Each year, my wife and I invite friends to gather around the aluminum pole -- or at least the place it would be, if we ever got around to buying one -- and discuss the True Meaning of Festivus. Of course it's gotten so commercialized now. But Festivus is here to stay. After long cogitation (too long, probably) I've concluded that there is more to it than an excuse for non-religious seasonal holiday. Festivus is the postmodern "invented tradition" par excellence.
Admittedly, the phrase "postmodern 'invented tradition' " is something of a mouthful, but there is a more or less serious historical argument behind it. Let's see if I can make it with a straight face.
Once upon a time -- let's call this "the premodern era" and not get too picky about dates -- people lived in what we now think of as "traditional societies." Imagine being in a village where few people are literate,
everybody knows your name, and not many people leave. A place with tradition, and plenty of it, right?
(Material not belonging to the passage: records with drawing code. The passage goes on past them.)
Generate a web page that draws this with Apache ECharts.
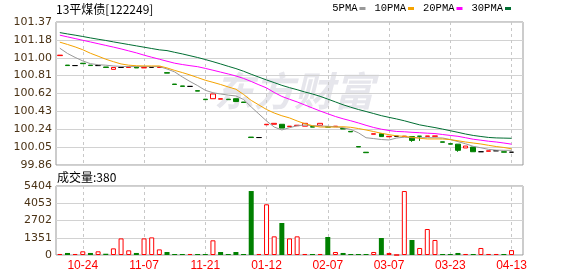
<!DOCTYPE html>
<html><head><meta charset="utf-8">
<script src="https://cdn.jsdelivr.net/npm/echarts@6/dist/echarts.min.js"></script>
<style>html,body{margin:0;padding:0;background:#fff}#c{width:578px;height:276px}</style>
</head><body><div id="c"></div>
<script>
const categories = ['10-19','10-20','10-21','10-24','10-25','10-26','10-28','10-31','11-01','11-02',
'11-04','11-07','11-08','11-09','11-10','11-14','11-15','11-16','11-18','11-21',
'11-25','12-01','12-07','12-14','12-21','12-28','01-05','01-12','01-13','01-16',
'01-17','01-18','01-19','01-23','01-25','02-07','02-08','02-10','02-14','02-16',
'02-20','02-23','03-01','03-07','03-08','03-09','03-10','03-13','03-14','03-15',
'03-21','03-23','03-24','03-27','03-28','03-29','03-31','04-06','04-11','04-13'];
const labelDates = ['10-24','11-07','11-21','01-12','02-07','03-07','03-23','04-13'];
const priceTicks = ['99.86','100.05','100.24','100.43','100.62','100.81','101.00','101.18','101.37'];
const volTicks = ['0','1351','2702','4053','5404'];

const openP = [101.015,100.915,100.910,100.935,100.915,100.910,100.895,100.870,100.890,100.890,
100.895,100.885,100.890,100.890,100.835,100.715,100.695,100.690,100.645,100.555,
100.560,100.555,100.555,100.560,100.525,100.155,100.150,100.285,100.290,100.290,
100.265,100.275,100.270,100.265,100.280,100.265,100.265,100.245,100.215,100.055,
99.995,100.185,100.190,100.158,100.163,100.160,100.160,100.165,100.163,100.163,
100.105,100.085,100.080,100.040,100.050,100.000,100.005,100.010,100.000,99.995];
const closeP = [101.020,100.910,100.910,100.930,100.910,100.910,100.890,100.890,100.890,100.895,
100.885,100.890,100.890,100.895,100.830,100.710,100.690,100.690,100.640,100.550,
100.610,100.560,100.550,100.530,100.520,100.150,100.150,100.290,100.300,100.250,
100.270,100.280,100.300,100.260,100.300,100.260,100.270,100.240,100.210,100.050,
99.990,100.190,100.160,100.163,100.163,100.165,100.120,100.163,100.166,100.167,
100.100,100.080,100.015,100.060,100.000,100.000,100.010,100.010,99.995,99.995];
const lowP = [101.015,100.910,100.910,100.930,100.910,100.910,100.890,100.870,100.890,100.890,
100.885,100.885,100.890,100.890,100.830,100.710,100.690,100.690,100.640,100.550,
100.560,100.555,100.550,100.530,100.520,100.150,100.150,100.285,100.290,100.250,
100.265,100.275,100.270,100.260,100.280,100.260,100.265,100.240,100.210,100.050,
99.990,100.185,100.160,100.158,100.163,100.160,100.105,100.115,100.163,100.163,
100.100,100.080,100.000,100.040,100.000,100.000,100.005,100.010,99.995,99.995];
const highP = [101.020,100.915,100.910,100.935,100.915,100.910,100.895,100.890,100.890,100.895,
100.895,100.890,100.890,100.895,100.835,100.715,100.695,100.690,100.645,100.555,
100.610,100.560,100.555,100.560,100.525,100.155,100.150,100.290,100.300,100.290,
100.270,100.280,100.300,100.265,100.300,100.265,100.270,100.245,100.215,100.055,
99.995,100.190,100.190,100.163,100.163,100.165,100.160,100.165,100.166,100.167,
100.105,100.085,100.080,100.060,100.050,100.000,100.010,100.010,100.000,99.995];
const volumes = [80,160,80,290,160,290,100,520,1300,365,
160,1300,1380,440,235,80,80,80,80,80,
1150,235,80,235,80,5010,80,3970,1460,2505,
1300,1460,80,80,80,1410,235,160,80,80,
80,235,1330,160,0,5010,1175,550,2035,1175,
80,80,160,80,80,550,80,80,80,380];
const ma5 = [101.093,101.038,100.996,100.959,100.930,100.919,100.914,100.906,100.901,100.899,
100.899,100.899,100.899,100.899,100.874,100.843,100.790,100.742,100.698,100.649,
100.623,100.610,100.598,100.589,100.552,100.473,100.399,100.325,100.261,100.230,
100.254,100.274,100.283,100.276,100.272,100.269,100.264,100.254,100.235,100.200,
100.148,100.139,100.129,100.124,100.145,100.154,100.148,100.148,100.148,100.148,
100.145,100.129,100.107,100.084,100.057,100.042,100.025,100.017,100.015,100.015];
const ma10 = [101.157,101.133,101.107,101.077,101.040,101.009,100.977,100.951,100.927,100.914,
100.908,100.906,100.906,100.906,100.885,100.859,100.836,100.811,100.783,100.755,
100.733,100.710,100.684,100.660,100.605,100.542,100.494,100.446,100.409,100.380,
100.357,100.325,100.296,100.275,100.261,100.261,100.261,100.264,100.258,100.245,
100.230,100.213,100.195,100.180,100.168,100.162,100.153,100.142,100.135,100.135,
100.135,100.128,100.116,100.103,100.092,100.082,100.068,100.055,100.045,100.031];
const ma20 = [101.231,101.213,101.195,101.177,101.159,101.141,101.123,101.105,101.086,101.065,
101.044,101.020,100.998,100.977,100.956,100.935,100.921,100.909,100.898,100.880,
100.861,100.841,100.821,100.800,100.774,100.742,100.707,100.674,100.626,100.584,
100.554,100.526,100.494,100.462,100.430,100.401,100.372,100.348,100.327,100.304,
100.279,100.256,100.238,100.224,100.214,100.211,100.205,100.201,100.196,100.192,
100.182,100.172,100.163,100.148,100.132,100.122,100.111,100.103,100.092,100.080];
const ma30 = [101.258,101.244,101.231,101.217,101.202,101.188,101.175,101.160,101.146,101.132,
101.118,101.104,101.090,101.076,101.068,101.050,101.033,101.014,100.995,100.974,
100.951,100.927,100.902,100.878,100.850,100.818,100.788,100.758,100.730,100.701,
100.677,100.655,100.631,100.610,100.585,100.556,100.526,100.496,100.470,100.446,
100.425,100.403,100.381,100.363,100.346,100.327,100.305,100.284,100.269,100.255,
100.239,100.222,100.205,100.187,100.172,100.161,100.151,100.146,100.144,100.142];

const RED = '#ff0000', GREEN = '#008000';
const isLabel = (i) => labelDates.indexOf(categories[i]) >= 0;
const nearestLabel = (ticks) => (v) => {
  let best = ticks[0], d = Infinity;
  ticks.forEach(t => { const dd = Math.abs(+t - v); if (dd < d) { d = dd; best = t; } });
  return best;
};
const candleData = categories.map((c, i) => [openP[i], closeP[i], lowP[i], highP[i]]);
const volData = volumes.map((v, i) => {
  const up = i === 0 || closeP[i] >= closeP[i - 1];
  return { value: v, itemStyle: up ? { color: '#ffffff', borderColor: RED, borderWidth: 1 } : { color: GREEN, borderColor: GREEN, borderWidth: 0 } };
});
const pMin = +priceTicks[0], pMax = +priceTicks[priceTicks.length - 1];
const vMin = +volTicks[0], vMax = +volTicks[volTicks.length - 1];

const axisFont = { fontFamily: 'DejaVu Sans', fontSize: 11, color: '#4a3215' };
const xCommon = {
  type: 'category', data: categories, boundaryGap: true, max: categories.length,
  axisLine: { show: false }, axisTick: { show: false },
  splitLine: { show: true, interval: isLabel, alignWithLabel: true, lineStyle: { color: '#c8c8c8', type: [3, 3], width: 1 } }
};

const chart = echarts.init(document.getElementById('c'));
chart.setOption({
  animation: false,
  backgroundColor: '#ffffff',
  title: [
    { text: '13平煤债[122249]', left: 56, top: 3, padding: 0, textStyle: { fontFamily: 'Noto Sans CJK SC', fontSize: 12, fontWeight: 'normal', color: '#000' } },
    { text: '成交量:' + volumes[volumes.length - 1], left: 57, top: 171, padding: 0, textStyle: { fontFamily: 'Noto Sans CJK SC', fontSize: 12, fontWeight: 'normal', color: '#000' } }
  ],
  legend: {
    data: ['5PMA', '10PMA', '20PMA', '30PMA'], top: 3, right: 67, padding: 0,
    align: 'right', icon: 'rect', itemWidth: 6, itemHeight: 3, itemGap: 9,
    textStyle: { fontFamily: 'Liberation Mono', fontSize: 10.5, color: '#000', padding: [0, -3, 0, 0] }
  },
  graphic: [{
    type: 'text', left: 214, top: 71, z: -10, silent: true,
    style: { text: '东方财富', font: 'italic bold 40px "Noto Sans CJK SC"', fill: '#e6e6ec' }
  }],
  grid: [
    { left: 56, right: 55, top: 22, height: 143, show: true, borderColor: '#999', borderWidth: 1, backgroundColor: 'transparent' },
    { left: 56, right: 55, top: 186, height: 69, show: true, borderColor: '#999', borderWidth: 1, backgroundColor: 'transparent' }
  ],
  xAxis: [
    Object.assign({}, xCommon, { gridIndex: 0, axisLabel: { show: false } }),
    Object.assign({}, xCommon, { gridIndex: 1, axisLabel: { show: true, interval: isLabel, color: RED, fontFamily: 'Liberation Sans', fontSize: 12, margin: 5 } })
  ],
  yAxis: [
    { type: 'value', gridIndex: 0, min: pMin, max: pMax, interval: (pMax - pMin) / (priceTicks.length - 1),
      axisLine: { show: false }, axisTick: { show: false },
      axisLabel: Object.assign({ margin: 4, formatter: nearestLabel(priceTicks) }, axisFont),
      splitLine: { show: true, lineStyle: { color: '#d2d2d2', width: 1 } } },
    { type: 'value', gridIndex: 1, min: vMin, max: vMax, interval: (vMax - vMin) / (volTicks.length - 1),
      axisLine: { show: false }, axisTick: { show: false },
      axisLabel: Object.assign({ margin: 4, formatter: nearestLabel(volTicks) }, axisFont),
      splitLine: { show: true, lineStyle: { color: '#d2d2d2', width: 1 } } }
  ],
  series: [
    { name: 'K', type: 'candlestick', xAxisIndex: 0, yAxisIndex: 0, data: candleData, barWidth: 5,
      itemStyle: { color: '#ffffff', color0: GREEN, borderColor: RED, borderColor0: GREEN, borderColorDoji: '#000000', borderWidth: 1 } },
    { name: '5PMA', type: 'line', data: ma5, symbol: 'none', color: '#999999', lineStyle: { width: 1, color: '#999999' } },
    { name: '10PMA', type: 'line', data: ma10, symbol: 'none', color: '#f5a300', lineStyle: { width: 1, color: '#f5a300' } },
    { name: '20PMA', type: 'line', data: ma20, symbol: 'none', color: '#ff00ff', lineStyle: { width: 1, color: '#ff00ff' } },
    { name: '30PMA', type: 'line', data: ma30, symbol: 'none', color: '#006e32', lineStyle: { width: 1, color: '#006e32' } },
    { name: 'VOL', type: 'bar', xAxisIndex: 1, yAxisIndex: 1, data: volData, barWidth: 5 }
  ]
});
</script>
</body></html>
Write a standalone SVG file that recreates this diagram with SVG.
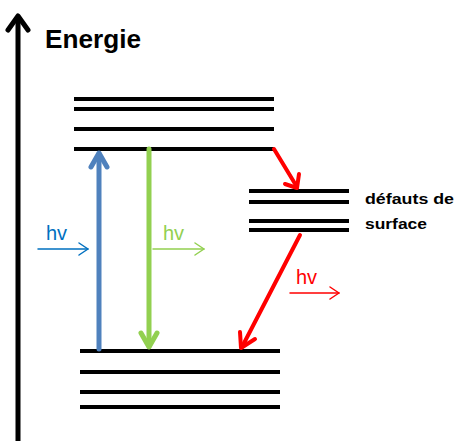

Well, yes and no. There are holidays and rituals and whatnot. As spring draws near, everybody thinks, "Time for the big party where we all eat and drink a lot and pretend for a few days not to notice each other humping like bunnies." (That one was a big hit even before New Orleans was on the map.)
And yet people don't say, "We do X because it is our tradition." You do X because everybody else around here does it -- and as far as you know, they always have. Not doing it would be weird, almost unimaginable.
But then, starting maybe 300 years ago, things got modern. We tend to imagine that profound cultural dislocations (from war, industrialization, the global marketplace, yadda yadda yadda) only kicked in within recent decades. That's just because our attention spans are so short. Well before Queen Victoria planted her starchy skirt upon the throne, people were nostalgic for the old days.
And so, according to the British historian Eric Hobsbawm, they started inventing traditions from bits and pieces of the past. In the 19th century, for example, folks started singing "traditional Christmas carols" -- even though, for a couple of hundred years, they had celebrated the holiday with pretty much the same hymns they sang in church the rest of the year.
In short, if you say, "We do X because it's traditional," that is actually a pretty good sign that you are modern. It means you have enjoyed (and/or endured) a certain amount of progress. What you are really saying, in effect, is, "We ought to do X, even though we sort of don't actually have to." There is a world you have lost. Tradition is a way of imagining what it must have been like.
Postmodernism is what happens after you've been modern so long that "being modern" doesn't seem all that special -- but at the same time, you don't feel like "being traditional" is all it's cracked up to be, either. And you start putting things in quotation marks all the time.
Does that sound familiar? I could cite a bunch of stuff here about "the decline of metanarratives" and "the simulacrum." But if you're a "Seinfeld" fan, you've had a pretty good taste of pomo without the theory.
What makes Festivus a postmodern invented tradition is that it comes straight out of the mass media, without any moorings in a vague sense of reviving something lost or forgotten. Nobody ever felt a yearning to celebrate it. Frank Costanza just makes the holiday up, and all the "traditions" that go with it. It's hyper-individualistic -- the perfect holiday for the culture of narcissism. The beauty of the Festivuscelebration is that it lays bare all the stuff that you have to squelch just to get through the holiday season.
We gather with family at Christmas or Hannakuh in order to recapture the toasty warmth of community and family. And because, well, we have to. So you'd best bite your tongue.
During Festivus, by contrast, all the vague hostility of enforced togetherness gets an outlet. You have a chance to air your grievances -- and to pin the head of the household to the floor, if you can. It's hard to get sentimental about an aluminum pole. But as long as there are midwinter holidays, the spirit of Festivus will fill the air.